Set task
Transcribe the listing word for word.

Collected data
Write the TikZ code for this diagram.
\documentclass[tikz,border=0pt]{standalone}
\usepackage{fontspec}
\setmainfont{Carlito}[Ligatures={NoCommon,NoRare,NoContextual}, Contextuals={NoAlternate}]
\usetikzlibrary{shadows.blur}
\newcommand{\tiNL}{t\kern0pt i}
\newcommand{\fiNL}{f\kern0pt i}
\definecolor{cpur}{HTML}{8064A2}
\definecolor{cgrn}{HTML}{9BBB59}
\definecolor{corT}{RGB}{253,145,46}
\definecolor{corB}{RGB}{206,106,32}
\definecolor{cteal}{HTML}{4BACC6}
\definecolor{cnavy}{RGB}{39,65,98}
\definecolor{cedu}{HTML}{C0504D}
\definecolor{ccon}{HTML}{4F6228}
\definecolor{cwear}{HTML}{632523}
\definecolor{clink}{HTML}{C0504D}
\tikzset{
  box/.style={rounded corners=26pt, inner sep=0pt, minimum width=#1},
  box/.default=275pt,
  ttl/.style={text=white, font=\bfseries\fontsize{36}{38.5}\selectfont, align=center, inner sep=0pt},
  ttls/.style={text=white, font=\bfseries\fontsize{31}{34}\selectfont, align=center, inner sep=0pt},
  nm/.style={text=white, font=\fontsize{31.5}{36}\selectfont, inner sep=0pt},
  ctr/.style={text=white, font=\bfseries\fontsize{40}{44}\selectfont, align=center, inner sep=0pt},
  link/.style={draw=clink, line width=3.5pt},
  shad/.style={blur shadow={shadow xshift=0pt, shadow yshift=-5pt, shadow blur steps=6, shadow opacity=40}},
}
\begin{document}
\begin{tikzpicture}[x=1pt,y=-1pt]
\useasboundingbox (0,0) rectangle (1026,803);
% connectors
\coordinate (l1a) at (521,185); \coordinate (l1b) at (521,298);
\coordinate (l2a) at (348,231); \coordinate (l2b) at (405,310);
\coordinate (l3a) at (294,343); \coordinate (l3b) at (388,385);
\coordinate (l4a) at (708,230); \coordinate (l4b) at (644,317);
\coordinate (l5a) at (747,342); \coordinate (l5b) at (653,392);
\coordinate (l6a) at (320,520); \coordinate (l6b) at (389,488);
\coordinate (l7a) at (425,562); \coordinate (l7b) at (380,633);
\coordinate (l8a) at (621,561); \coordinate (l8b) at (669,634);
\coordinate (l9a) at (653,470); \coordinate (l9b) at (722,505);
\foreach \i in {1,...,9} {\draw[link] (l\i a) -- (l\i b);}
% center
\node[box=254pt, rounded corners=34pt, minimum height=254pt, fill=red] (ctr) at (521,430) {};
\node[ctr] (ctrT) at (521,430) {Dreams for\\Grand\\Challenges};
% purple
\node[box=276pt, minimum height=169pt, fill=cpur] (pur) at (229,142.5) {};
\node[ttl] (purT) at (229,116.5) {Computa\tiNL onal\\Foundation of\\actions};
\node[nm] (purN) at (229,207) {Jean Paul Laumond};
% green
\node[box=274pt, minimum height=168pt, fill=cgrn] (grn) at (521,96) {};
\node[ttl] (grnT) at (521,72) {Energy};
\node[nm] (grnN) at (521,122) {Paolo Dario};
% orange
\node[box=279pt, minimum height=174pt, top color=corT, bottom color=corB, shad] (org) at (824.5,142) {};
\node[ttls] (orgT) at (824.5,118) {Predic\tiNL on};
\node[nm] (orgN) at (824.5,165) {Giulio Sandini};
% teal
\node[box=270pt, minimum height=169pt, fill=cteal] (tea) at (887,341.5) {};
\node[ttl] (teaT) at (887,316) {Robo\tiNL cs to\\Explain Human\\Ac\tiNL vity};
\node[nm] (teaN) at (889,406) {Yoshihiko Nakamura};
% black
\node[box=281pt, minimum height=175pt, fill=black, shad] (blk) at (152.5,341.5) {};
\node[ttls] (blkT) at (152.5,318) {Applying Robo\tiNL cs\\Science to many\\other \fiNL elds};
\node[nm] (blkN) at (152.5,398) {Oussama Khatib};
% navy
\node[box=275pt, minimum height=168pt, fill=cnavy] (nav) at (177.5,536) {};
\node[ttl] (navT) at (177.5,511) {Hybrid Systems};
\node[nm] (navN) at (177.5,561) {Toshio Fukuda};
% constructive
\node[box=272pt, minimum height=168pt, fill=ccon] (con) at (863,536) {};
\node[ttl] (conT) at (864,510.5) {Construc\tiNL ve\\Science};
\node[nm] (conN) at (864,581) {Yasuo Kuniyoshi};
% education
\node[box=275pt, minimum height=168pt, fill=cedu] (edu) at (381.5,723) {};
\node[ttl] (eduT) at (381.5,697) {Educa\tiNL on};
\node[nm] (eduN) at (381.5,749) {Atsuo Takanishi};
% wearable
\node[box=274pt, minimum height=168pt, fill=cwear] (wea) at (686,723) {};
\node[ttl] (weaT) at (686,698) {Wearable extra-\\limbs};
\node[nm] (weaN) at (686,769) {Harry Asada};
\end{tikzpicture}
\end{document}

Answer for the task
Write the TikZ code for this diagram.
\documentclass[tikz,border=0pt]{standalone}
\usepackage{fontspec}
\setmainfont{Carlito}[Ligatures={NoCommon,NoRare,NoContextual}, Contextuals={NoAlternate}]
\usetikzlibrary{shadows.blur}
\newcommand{\tiNL}{t\kern0pt i}
\newcommand{\fiNL}{f\kern0pt i}
\definecolor{cpur}{HTML}{8064A2}
\definecolor{cgrn}{HTML}{9BBB59}
\definecolor{corT}{RGB}{253,145,46}
\definecolor{corB}{RGB}{206,106,32}
\definecolor{cteal}{HTML}{4BACC6}
\definecolor{cnavy}{RGB}{39,65,98}
\definecolor{cedu}{HTML}{C0504D}
\definecolor{ccon}{HTML}{4F6228}
\definecolor{cwear}{HTML}{632523}
\definecolor{clink}{HTML}{C0504D}
\tikzset{
  box/.style={rounded corners=26pt, inner sep=0pt, minimum width=#1},
  box/.default=275pt,
  ttl/.style={text=white, font=\bfseries\fontsize{36}{38.5}\selectfont, align=center, inner sep=0pt},
  ttls/.style={text=white, font=\bfseries\fontsize{31}{34}\selectfont, align=center, inner sep=0pt},
  nm/.style={text=white, font=\fontsize{31.5}{36}\selectfont, inner sep=0pt},
  ctr/.style={text=white, font=\bfseries\fontsize{40}{44}\selectfont, align=center, inner sep=0pt},
  link/.style={draw=clink, line width=3.5pt},
  shad/.style={blur shadow={shadow xshift=0pt, shadow yshift=-5pt, shadow blur steps=6, shadow opacity=40}},
}
\begin{document}
\begin{tikzpicture}[x=1pt,y=-1pt]
\useasboundingbox (0,0) rectangle (1026,803);
% connectors
\coordinate (l1a) at (521,185); \coordinate (l1b) at (521,298);
\coordinate (l2a) at (348,231); \coordinate (l2b) at (405,310);
\coordinate (l3a) at (294,343); \coordinate (l3b) at (388,385);
\coordinate (l4a) at (708,230); \coordinate (l4b) at (644,317);
\coordinate (l5a) at (747,342); \coordinate (l5b) at (653,392);
\coordinate (l6a) at (320,520); \coordinate (l6b) at (389,488);
\coordinate (l7a) at (425,562); \coordinate (l7b) at (380,633);
\coordinate (l8a) at (621,561); \coordinate (l8b) at (669,634);
\coordinate (l9a) at (653,470); \coordinate (l9b) at (722,505);
\foreach \i in {1,...,9} {\draw[link] (l\i a) -- (l\i b);}
% center
\node[box=254pt, rounded corners=34pt, minimum height=254pt, fill=red] (ctr) at (521,430) {};
\node[ctr] (ctrT) at (521,430) {Dreams for\\Grand\\Challenges};
% purple
\node[box=276pt, minimum height=169pt, fill=cpur] (pur) at (229,142.5) {};
\node[ttl] (purT) at (229,116.5) {Computa\tiNL onal\\Foundation of\\actions};
\node[nm] (purN) at (229,207) {Jean Paul Laumond};
% green
\node[box=274pt, minimum height=168pt, fill=cgrn] (grn) at (521,96) {};
\node[ttl] (grnT) at (521,72) {Energy};
\node[nm] (grnN) at (521,122) {Paolo Dario};
% orange
\node[box=279pt, minimum height=174pt, top color=corT, bottom color=corB, shad] (org) at (824.5,142) {};
\node[ttls] (orgT) at (824.5,118) {Predic\tiNL on};
\node[nm] (orgN) at (824.5,165) {Giulio Sandini};
% teal
\node[box=270pt, minimum height=169pt, fill=cteal] (tea) at (887,341.5) {};
\node[ttl] (teaT) at (887,316) {Robo\tiNL cs to\\Explain Human\\Ac\tiNL vity};
\node[nm] (teaN) at (889,406) {Yoshihiko Nakamura};
% black
\node[box=281pt, minimum height=175pt, fill=black, shad] (blk) at (152.5,341.5) {};
\node[ttls] (blkT) at (152.5,318) {Applying Robo\tiNL cs\\Science to many\\other \fiNL elds};
\node[nm] (blkN) at (152.5,398) {Oussama Khatib};
% navy
\node[box=275pt, minimum height=168pt, fill=cnavy] (nav) at (177.5,536) {};
\node[ttl] (navT) at (177.5,511) {Hybrid Systems};
\node[nm] (navN) at (177.5,561) {Toshio Fukuda};
% constructive
\node[box=272pt, minimum height=168pt, fill=ccon] (con) at (863,536) {};
\node[ttl] (conT) at (864,510.5) {Construc\tiNL ve\\Science};
\node[nm] (conN) at (864,581) {Yasuo Kuniyoshi};
% education
\node[box=275pt, minimum height=168pt, fill=cedu] (edu) at (381.5,723) {};
\node[ttl] (eduT) at (381.5,697) {Educa\tiNL on};
\node[nm] (eduN) at (381.5,749) {Atsuo Takanishi};
% wearable
\node[box=274pt, minimum height=168pt, fill=cwear] (wea) at (686,723) {};
\node[ttl] (weaT) at (686,698) {Wearable extra-\\limbs};
\node[nm] (weaN) at (686,769) {Harry Asada};
\end{tikzpicture}
\end{document}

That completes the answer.